In 1974, we put together a little brochure of about nine films, the first nine films in the series. Denis wrote the introduction to this, and it was very much explaining why he did it and how he supported Brian, what went on. It’s a two-page introduction. It was very nice, and he touched on how important it was. Denis so believed in this that he knew that there was some prosperity in the material we were collecting. It was going to be unique. He created a library of Disappearing World with all the outtakes of all the shoots over, we’re now talking in the end about 40 or 50 films, but at that time, say, 30. He hired a full-time librarian and they created the library and then – all catalogued, all beautifully looked after – and then, when Granada lost the franchise and then it went to ITV, the whole library was moved to Leeds. About 10 years ago, I tried to – I had on my anthropological hat, I became president of the Royal Anthropological Institute and I looked after their affairs, and particularly the film side of it – and I tried to find a way of buying or hosting the library so it could be an academic organisation, at least.
Absolutely.
We were told it had been destroyed. The whole library had been destroyed.
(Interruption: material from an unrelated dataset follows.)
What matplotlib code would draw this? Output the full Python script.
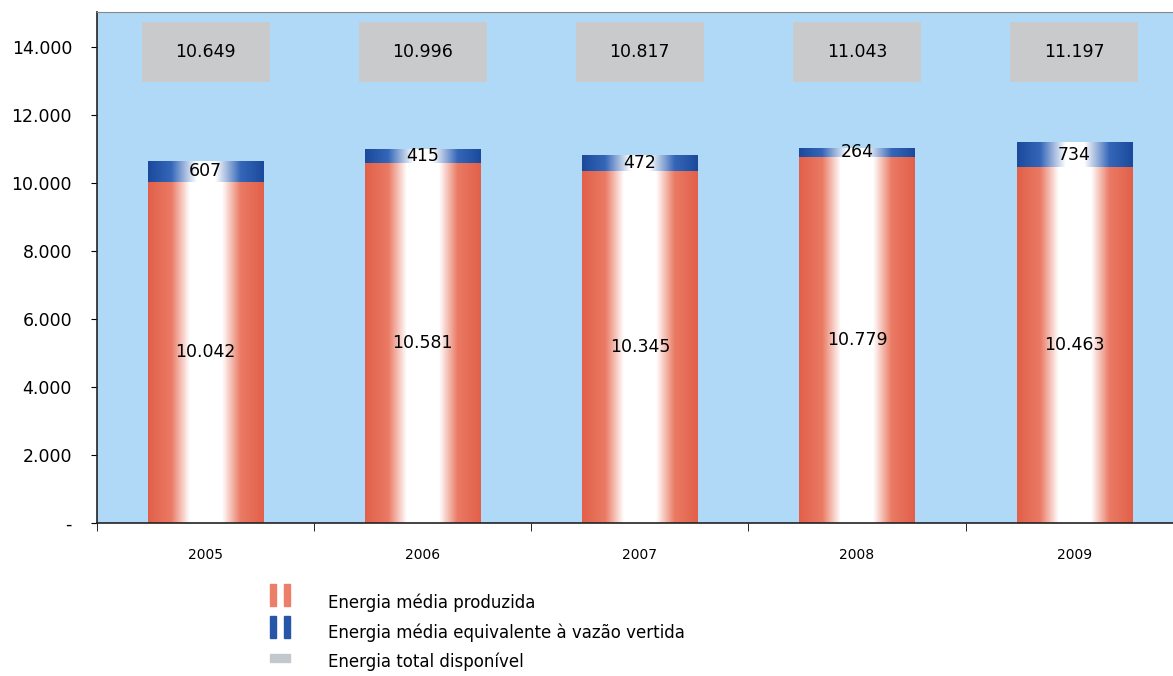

My gosh. That’s shocking, isn’t it?
Somebody in ITV had said, “It’s a waste of space. We don’t want to keep all of that.” I tried, subsequently, to find out if that really was the case, because the information came via ITV, and via people I contacted in ITV that I didn’t really know. They said, “Oh no, they checked and it’s definitely gone. It doesn’t exist anymore.” The whole library. All of those films destroyed.